* What to work on *
Read the lines that follow and pick out every one containing the word "chart".

* Raw data *
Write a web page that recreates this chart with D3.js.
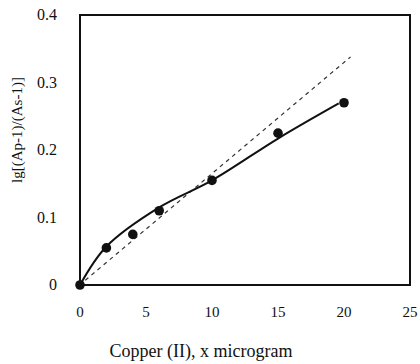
<!DOCTYPE html>
<html>
<head>
<meta charset="utf-8">
<script src="https://cdn.jsdelivr.net/npm/d3@7.9.0/dist/d3.min.js"></script>
<style>
  body { margin: 0; background: #fff; }
  svg { display: block; font-family: "Liberation Serif", "DejaVu Serif", serif; }
</style>
</head>
<body>
<svg id="chart" width="420" height="364"></svg>
<script>
// measured points
const copperX = [0, 2, 4, 6, 10, 15, 20];
const ratioY = [0, 0.055, 0.075, 0.11, 0.155, 0.225, 0.27];

// solid fitted curve
const curveX = [0, 2, 6, 10, 15, 19.6];
const curveY = [0, 0.057, 0.115, 0.155, 0.217, 0.269];

// dashed straight line
const lineX = [0.4, 20.5];
const lineY = [0.007, 0.338];

const xTicks = [0, 5, 10, 15, 20, 25];
const yTicks = [0, 0.1, 0.2, 0.3, 0.4];

const svg = d3.select('#chart');
const margin = { left: 80, top: 15, right: 10, bottom: 79 };
const width = 420 - margin.left - margin.right;
const height = 364 - margin.top - margin.bottom;

const x = d3.scaleLinear().domain([0, 25]).range([margin.left, margin.left + width]);
const y = d3.scaleLinear().domain([0, 0.4]).range([margin.top + height, margin.top]);

// frame
svg.append('rect')
  .attr('x', x(0)).attr('y', y(0.4))
  .attr('width', x(25) - x(0)).attr('height', y(0) - y(0.4))
  .attr('fill', 'none').attr('stroke', '#111').attr('stroke-width', 2);

// tick labels
svg.append('g').selectAll('text')
  .data(xTicks)
  .join('text')
  .attr('x', d => x(d))
  .attr('y', 317)
  .attr('text-anchor', 'middle')
  .attr('font-size', 15)
  .attr('fill', '#111')
  .text(d => d);

svg.append('g').selectAll('text')
  .data(yTicks)
  .join('text')
  .attr('x', 57)
  .attr('y', d => y(d) + 5)
  .attr('text-anchor', 'end')
  .attr('font-size', 16)
  .attr('fill', '#111')
  .text(d => d === 0 ? '0' : d3.format('.1f')(d));

// axis titles
svg.append('text')
  .attr('x', 201).attr('y', 357)
  .attr('text-anchor', 'middle')
  .attr('font-size', 18)
  .attr('fill', '#111')
  .text('Copper (II), x microgram');

svg.append('text')
  .attr('transform', 'translate(22,130) rotate(-90)')
  .attr('text-anchor', 'middle')
  .attr('font-size', 15)
  .attr('fill', '#111')
  .text('lg[(Ap-1)/(As-1)]');

// dashed line
svg.append('path')
  .datum(lineX.map((d, i) => [d, lineY[i]]))
  .attr('d', d3.line().x(d => x(d[0])).y(d => y(d[1])))
  .attr('fill', 'none')
  .attr('stroke', '#333')
  .attr('stroke-width', 1.2)
  .attr('stroke-dasharray', '4,4');

// fitted curve
svg.append('path')
  .datum(curveX.map((d, i) => [d, curveY[i]]))
  .attr('d', d3.line().x(d => x(d[0])).y(d => y(d[1])).curve(d3.curveCatmullRom))
  .attr('fill', 'none')
  .attr('stroke', '#111')
  .attr('stroke-width', 2);

// points
svg.append('g').selectAll('circle')
  .data(copperX.map((d, i) => [d, ratioY[i]]))
  .join('circle')
  .attr('cx', d => x(d[0]))
  .attr('cy', d => y(d[1]))
  .attr('r', 4.8)
  .attr('fill', '#111');
</script>
</body>
</html>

* Answer to this exercise *
Write a web page that recreates this chart with D3.js.
<svg id="chart" width="420" height="364"></svg>
const svg = d3.select('#chart');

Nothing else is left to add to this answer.